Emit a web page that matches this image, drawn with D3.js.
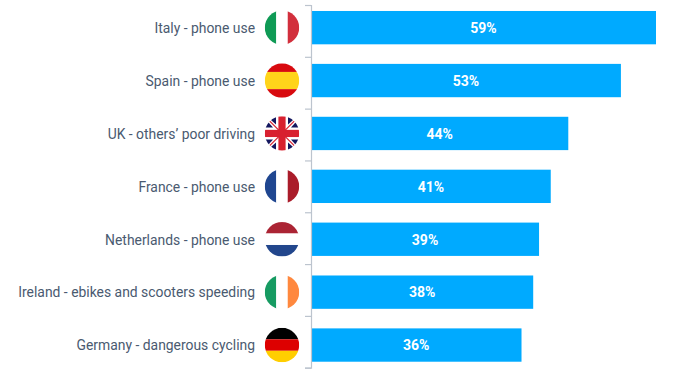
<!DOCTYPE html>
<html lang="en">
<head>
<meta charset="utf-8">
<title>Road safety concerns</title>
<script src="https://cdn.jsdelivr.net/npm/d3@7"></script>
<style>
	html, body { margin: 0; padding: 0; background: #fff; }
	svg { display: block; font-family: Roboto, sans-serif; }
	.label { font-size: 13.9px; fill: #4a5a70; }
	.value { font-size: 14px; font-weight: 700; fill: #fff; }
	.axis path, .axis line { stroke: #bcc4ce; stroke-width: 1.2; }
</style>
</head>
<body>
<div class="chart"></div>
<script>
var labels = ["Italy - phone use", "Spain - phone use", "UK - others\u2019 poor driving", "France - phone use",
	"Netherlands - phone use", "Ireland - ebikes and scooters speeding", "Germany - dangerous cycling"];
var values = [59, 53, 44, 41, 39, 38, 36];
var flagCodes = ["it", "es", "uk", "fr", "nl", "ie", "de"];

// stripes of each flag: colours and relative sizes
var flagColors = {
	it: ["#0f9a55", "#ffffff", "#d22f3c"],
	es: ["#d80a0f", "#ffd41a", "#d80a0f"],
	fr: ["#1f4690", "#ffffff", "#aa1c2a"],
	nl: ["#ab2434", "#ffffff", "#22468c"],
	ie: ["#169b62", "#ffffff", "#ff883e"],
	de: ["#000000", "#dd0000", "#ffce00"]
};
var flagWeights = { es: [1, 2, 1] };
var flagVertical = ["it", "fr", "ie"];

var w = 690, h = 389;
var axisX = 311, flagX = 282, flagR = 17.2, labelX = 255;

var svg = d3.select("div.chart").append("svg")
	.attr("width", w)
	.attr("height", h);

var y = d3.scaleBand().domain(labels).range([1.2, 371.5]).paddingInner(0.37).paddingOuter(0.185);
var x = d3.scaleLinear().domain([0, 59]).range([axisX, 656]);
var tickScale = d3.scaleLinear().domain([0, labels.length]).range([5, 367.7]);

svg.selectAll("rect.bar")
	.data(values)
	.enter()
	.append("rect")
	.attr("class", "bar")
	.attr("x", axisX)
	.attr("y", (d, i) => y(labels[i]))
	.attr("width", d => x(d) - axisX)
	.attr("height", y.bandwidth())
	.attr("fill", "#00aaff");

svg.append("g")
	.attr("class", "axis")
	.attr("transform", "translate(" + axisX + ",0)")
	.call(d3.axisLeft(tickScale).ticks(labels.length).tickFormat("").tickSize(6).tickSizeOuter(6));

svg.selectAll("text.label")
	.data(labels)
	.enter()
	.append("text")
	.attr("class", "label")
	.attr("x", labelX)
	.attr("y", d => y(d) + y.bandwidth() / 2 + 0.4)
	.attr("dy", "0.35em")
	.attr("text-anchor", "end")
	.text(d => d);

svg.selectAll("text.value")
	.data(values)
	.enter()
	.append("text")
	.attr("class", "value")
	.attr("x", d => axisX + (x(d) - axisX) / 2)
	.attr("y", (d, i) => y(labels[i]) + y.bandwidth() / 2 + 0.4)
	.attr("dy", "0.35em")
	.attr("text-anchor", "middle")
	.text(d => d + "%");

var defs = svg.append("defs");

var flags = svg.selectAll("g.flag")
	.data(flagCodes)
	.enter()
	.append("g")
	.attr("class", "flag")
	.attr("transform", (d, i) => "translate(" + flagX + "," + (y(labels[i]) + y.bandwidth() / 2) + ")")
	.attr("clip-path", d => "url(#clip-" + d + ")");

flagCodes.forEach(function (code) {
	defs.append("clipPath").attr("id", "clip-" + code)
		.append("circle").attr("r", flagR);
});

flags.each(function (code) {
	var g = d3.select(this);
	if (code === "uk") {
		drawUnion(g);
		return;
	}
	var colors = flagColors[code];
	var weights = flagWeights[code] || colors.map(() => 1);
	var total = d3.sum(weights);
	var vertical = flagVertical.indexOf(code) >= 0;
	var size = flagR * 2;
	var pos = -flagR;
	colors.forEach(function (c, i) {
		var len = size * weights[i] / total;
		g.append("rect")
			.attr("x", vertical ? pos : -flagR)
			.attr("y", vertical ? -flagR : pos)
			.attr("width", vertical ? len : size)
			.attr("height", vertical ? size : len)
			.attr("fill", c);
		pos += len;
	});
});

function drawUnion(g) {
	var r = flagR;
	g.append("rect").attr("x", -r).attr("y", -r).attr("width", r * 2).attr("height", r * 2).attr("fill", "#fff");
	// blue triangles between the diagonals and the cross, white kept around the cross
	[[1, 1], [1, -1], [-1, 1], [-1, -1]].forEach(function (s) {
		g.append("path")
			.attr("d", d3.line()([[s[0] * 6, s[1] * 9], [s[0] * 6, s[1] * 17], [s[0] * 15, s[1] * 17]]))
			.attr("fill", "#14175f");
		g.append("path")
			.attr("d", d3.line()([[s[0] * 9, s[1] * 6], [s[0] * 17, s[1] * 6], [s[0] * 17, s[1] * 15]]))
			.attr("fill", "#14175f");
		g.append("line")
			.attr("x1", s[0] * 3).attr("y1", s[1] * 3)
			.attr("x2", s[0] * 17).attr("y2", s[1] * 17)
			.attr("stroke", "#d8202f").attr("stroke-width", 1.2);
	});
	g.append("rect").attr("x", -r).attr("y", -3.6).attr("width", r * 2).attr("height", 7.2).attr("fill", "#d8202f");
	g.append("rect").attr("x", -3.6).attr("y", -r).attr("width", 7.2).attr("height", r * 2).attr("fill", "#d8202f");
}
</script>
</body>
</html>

————————

▶ **Stated problem**
Go through the listing above and write it all out exactly, leaving out any picture.

▶ **Final answer**
Emit a web page that matches this image, drawn with D3.js.
<!DOCTYPE html>
<html lang="en">
<head>
<meta charset="utf-8">
<title>Road safety concerns</title>
<script src="https://cdn.jsdelivr.net/npm/d3@7"></script>
<style>
	html, body { margin: 0; padding: 0; background: #fff; }
	svg { display: block; font-family: Roboto, sans-serif; }
	.label { font-size: 13.9px; fill: #4a5a70; }
	.value { font-size: 14px; font-weight: 700; fill: #fff; }
	.axis path, .axis line { stroke: #bcc4ce; stroke-width: 1.2; }
</style>
</head>
<body>
<div class="chart"></div>
<script>
var labels = ["Italy - phone use", "Spain - phone use", "UK - others\u2019 poor driving", "France - phone use",
	"Netherlands - phone use", "Ireland - ebikes and scooters speeding", "Germany - dangerous cycling"];
var values = [59, 53, 44, 41, 39, 38, 36];
var flagCodes = ["it", "es", "uk", "fr", "nl", "ie", "de"];

// stripes of each flag: colours and relative sizes
var flagColors = {
	it: ["#0f9a55", "#ffffff", "#d22f3c"],
	es: ["#d80a0f", "#ffd41a", "#d80a0f"],
	fr: ["#1f4690", "#ffffff", "#aa1c2a"],
	nl: ["#ab2434", "#ffffff", "#22468c"],
	ie: ["#169b62", "#ffffff", "#ff883e"],
	de: ["#000000", "#dd0000", "#ffce00"]
};
var flagWeights = { es: [1, 2, 1] };
var flagVertical = ["it", "fr", "ie"];

var w = 690, h = 389;
var axisX = 311, flagX = 282, flagR = 17.2, labelX = 255;

var svg = d3.select("div.chart").append("svg")
	.attr("width", w)
	.attr("height", h);

var y = d3.scaleBand().domain(labels).range([1.2, 371.5]).paddingInner(0.37).paddingOuter(0.185);
var x = d3.scaleLinear().domain([0, 59]).range([axisX, 656]);
var tickScale = d3.scaleLinear().domain([0, labels.length]).range([5, 367.7]);

svg.selectAll("rect.bar")
	.data(values)
	.enter()
	.append("rect")
	.attr("class", "bar")
	.attr("x", axisX)
	.attr("y", (d, i) => y(labels[i]))
	.attr("width", d => x(d) - axisX)
	.attr("height", y.bandwidth())
	.attr("fill", "#00aaff");

svg.append("g")
	.attr("class", "axis")
	.attr("transform", "translate(" + axisX + ",0)")
	.call(d3.axisLeft(tickScale).ticks(labels.length).tickFormat("").tickSize(6).tickSizeOuter(6));

svg.selectAll("text.label")
	.data(labels)
	.enter()
	.append("text")
	.attr("class", "label")
	.attr("x", labelX)
	.attr("y", d => y(d) + y.bandwidth() / 2 + 0.4)
	.attr("dy", "0.35em")
	.attr("text-anchor", "end")
	.text(d => d);

svg.selectAll("text.value")
	.data(values)
	.enter()
	.append("text")
	.attr("class", "value")
	.attr("x", d => axisX + (x(d) - axisX) / 2)
	.attr("y", (d, i) => y(labels[i]) + y.bandwidth() / 2 + 0.4)
	.attr("dy", "0.35em")
	.attr("text-anchor", "middle")
	.text(d => d + "%");

var defs = svg.append("defs");

var flags = svg.selectAll("g.flag")
	.data(flagCodes)
	.enter()
	.append("g")
	.attr("class", "flag")
	.attr("transform", (d, i) => "translate(" + flagX + "," + (y(labels[i]) + y.bandwidth() / 2) + ")")
	.attr("clip-path", d => "url(#clip-" + d + ")");

flagCodes.forEach(function (code) {
	defs.append("clipPath").attr("id", "clip-" + code)
		.append("circle").attr("r", flagR);
});

flags.each(function (code) {
	var g = d3.select(this);
	if (code === "uk") {
		drawUnion(g);
		return;
	}
	var colors = flagColors[code];
	var weights = flagWeights[code] || colors.map(() => 1);
	var total = d3.sum(weights);
	var vertical = flagVertical.indexOf(code) >= 0;
	var size = flagR * 2;
	var pos = -flagR;
	colors.forEach(function (c, i) {
		var len = size * weights[i] / total;
		g.append("rect")
			.attr("x", vertical ? pos : -flagR)
			.attr("y", vertical ? -flagR : pos)
			.attr("width", vertical ? len : size)
			.attr("height", vertical ? size : len)
			.attr("fill", c);
		pos += len;
	});
});

function drawUnion(g) {
	var r = flagR;
	g.append("rect").attr("x", -r).attr("y", -r).attr("width", r * 2).attr("height", r * 2).attr("fill", "#fff");
	// blue triangles between the diagonals and the cross, white kept around the cross
	[[1, 1], [1, -1], [-1, 1], [-1, -1]].forEach(function (s) {
		g.append("path")
			.attr("d", d3.line()([[s[0] * 6, s[1] * 9], [s[0] * 6, s[1] * 17], [s[0] * 15, s[1] * 17]]))
			.attr("fill", "#14175f");
		g.append("path")
			.attr("d", d3.line()([[s[0] * 9, s[1] * 6], [s[0] * 17, s[1] * 6], [s[0] * 17, s[1] * 15]]))
			.attr("fill", "#14175f");
		g.append("line")
			.attr("x1", s[0] * 3).attr("y1", s[1] * 3)
			.attr("x2", s[0] * 17).attr("y2", s[1] * 17)
			.attr("stroke", "#d8202f").attr("stroke-width", 1.2);
	});
	g.append("rect").attr("x", -r).attr("y", -3.6).attr("width", r * 2).attr("height", 7.2).attr("fill", "#d8202f");
	g.append("rect").attr("x", -3.6).attr("y", -r).attr("width", 7.2).attr("height", r * 2).attr("fill", "#d8202f");
}
</script>
</body>
</html>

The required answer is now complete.